▶ _BRIEF_
Reproduce the full listing below unchanged, apart from the pictures.

-------

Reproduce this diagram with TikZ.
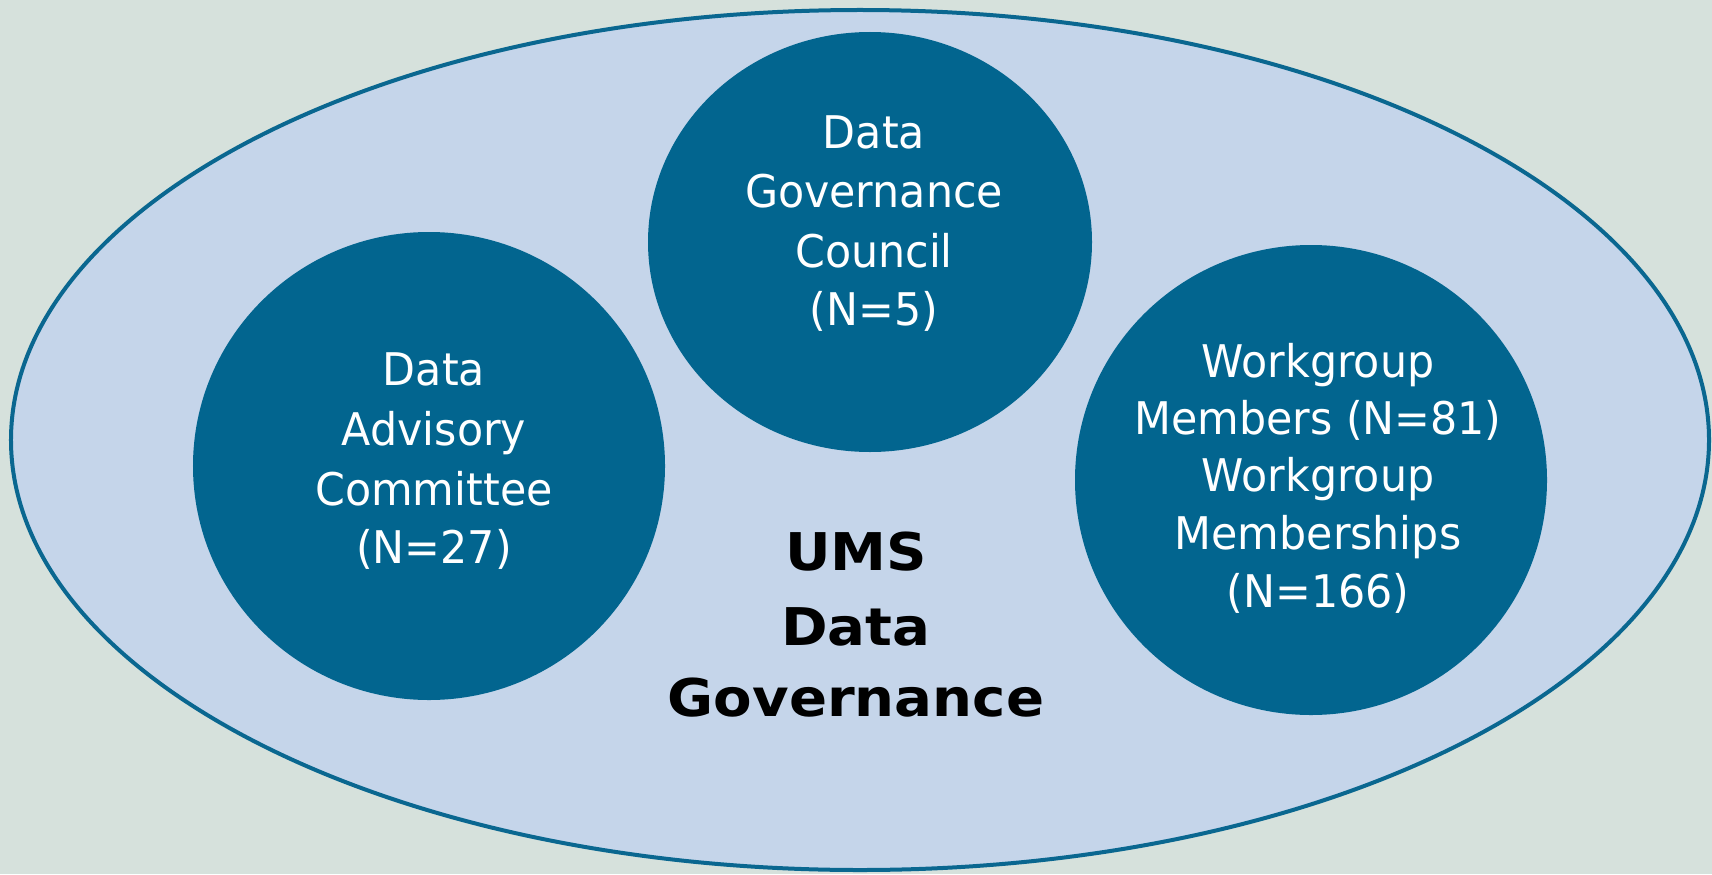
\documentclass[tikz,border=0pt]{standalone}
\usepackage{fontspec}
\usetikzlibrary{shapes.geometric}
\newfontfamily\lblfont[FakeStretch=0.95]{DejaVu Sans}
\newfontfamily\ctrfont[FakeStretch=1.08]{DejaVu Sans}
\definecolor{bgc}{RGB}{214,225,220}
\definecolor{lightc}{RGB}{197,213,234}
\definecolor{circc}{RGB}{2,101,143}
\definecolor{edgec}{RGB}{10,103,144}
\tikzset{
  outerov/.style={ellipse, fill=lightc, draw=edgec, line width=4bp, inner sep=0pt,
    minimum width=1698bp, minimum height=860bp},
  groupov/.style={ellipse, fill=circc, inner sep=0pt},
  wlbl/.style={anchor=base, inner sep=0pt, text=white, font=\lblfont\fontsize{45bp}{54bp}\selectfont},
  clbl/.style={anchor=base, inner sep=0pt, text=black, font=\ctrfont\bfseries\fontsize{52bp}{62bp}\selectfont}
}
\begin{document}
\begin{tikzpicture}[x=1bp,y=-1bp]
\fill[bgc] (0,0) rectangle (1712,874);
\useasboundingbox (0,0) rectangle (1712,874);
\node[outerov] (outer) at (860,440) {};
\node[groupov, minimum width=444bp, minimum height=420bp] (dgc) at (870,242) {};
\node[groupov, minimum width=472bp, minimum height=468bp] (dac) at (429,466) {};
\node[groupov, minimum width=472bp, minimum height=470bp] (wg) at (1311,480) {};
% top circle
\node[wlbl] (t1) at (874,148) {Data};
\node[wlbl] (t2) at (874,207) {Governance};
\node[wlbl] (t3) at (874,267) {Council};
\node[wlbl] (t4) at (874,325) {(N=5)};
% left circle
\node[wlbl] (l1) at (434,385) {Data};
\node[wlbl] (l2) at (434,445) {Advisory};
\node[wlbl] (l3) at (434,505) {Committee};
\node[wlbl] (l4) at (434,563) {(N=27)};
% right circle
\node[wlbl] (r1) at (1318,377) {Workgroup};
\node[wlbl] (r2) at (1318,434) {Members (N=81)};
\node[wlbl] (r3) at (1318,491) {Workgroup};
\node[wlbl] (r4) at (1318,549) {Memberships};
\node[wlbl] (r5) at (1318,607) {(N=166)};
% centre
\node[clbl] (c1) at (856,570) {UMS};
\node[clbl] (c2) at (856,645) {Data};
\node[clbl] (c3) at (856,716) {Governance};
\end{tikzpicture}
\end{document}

-------

▶ _RESULT FOR THIS EXERCISE_
Reproduce this diagram with TikZ.
\documentclass[tikz,border=0pt]{standalone}
\usepackage{fontspec}
\usetikzlibrary{shapes.geometric}
\newfontfamily\lblfont[FakeStretch=0.95]{DejaVu Sans}
\newfontfamily\ctrfont[FakeStretch=1.08]{DejaVu Sans}
\definecolor{bgc}{RGB}{214,225,220}
\definecolor{lightc}{RGB}{197,213,234}
\definecolor{circc}{RGB}{2,101,143}
\definecolor{edgec}{RGB}{10,103,144}
\tikzset{
  outerov/.style={ellipse, fill=lightc, draw=edgec, line width=4bp, inner sep=0pt,
    minimum width=1698bp, minimum height=860bp},
  groupov/.style={ellipse, fill=circc, inner sep=0pt},
  wlbl/.style={anchor=base, inner sep=0pt, text=white, font=\lblfont\fontsize{45bp}{54bp}\selectfont},
  clbl/.style={anchor=base, inner sep=0pt, text=black, font=\ctrfont\bfseries\fontsize{52bp}{62bp}\selectfont}
}
\begin{document}
\begin{tikzpicture}[x=1bp,y=-1bp]
\fill[bgc] (0,0) rectangle (1712,874);
\useasboundingbox (0,0) rectangle (1712,874);
\node[outerov] (outer) at (860,440) {};
\node[groupov, minimum width=444bp, minimum height=420bp] (dgc) at (870,242) {};
\node[groupov, minimum width=472bp, minimum height=468bp] (dac) at (429,466) {};
\node[groupov, minimum width=472bp, minimum height=470bp] (wg) at (1311,480) {};
% top circle
\node[wlbl] (t1) at (874,148) {Data};
\node[wlbl] (t2) at (874,207) {Governance};
\node[wlbl] (t3) at (874,267) {Council};
\node[wlbl] (t4) at (874,325) {(N=5)};
% left circle
\node[wlbl] (l1) at (434,385) {Data};
\node[wlbl] (l2) at (434,445) {Advisory};
\node[wlbl] (l3) at (434,505) {Committee};
\node[wlbl] (l4) at (434,563) {(N=27)};
% right circle
\node[wlbl] (r1) at (1318,377) {Workgroup};
\node[wlbl] (r2) at (1318,434) {Members (N=81)};
\node[wlbl] (r3) at (1318,491) {Workgroup};
\node[wlbl] (r4) at (1318,549) {Memberships};
\node[wlbl] (r5) at (1318,607) {(N=166)};
% centre
\node[clbl] (c1) at (856,570) {UMS};
\node[clbl] (c2) at (856,645) {Data};
\node[clbl] (c3) at (856,716) {Governance};
\end{tikzpicture}
\end{document}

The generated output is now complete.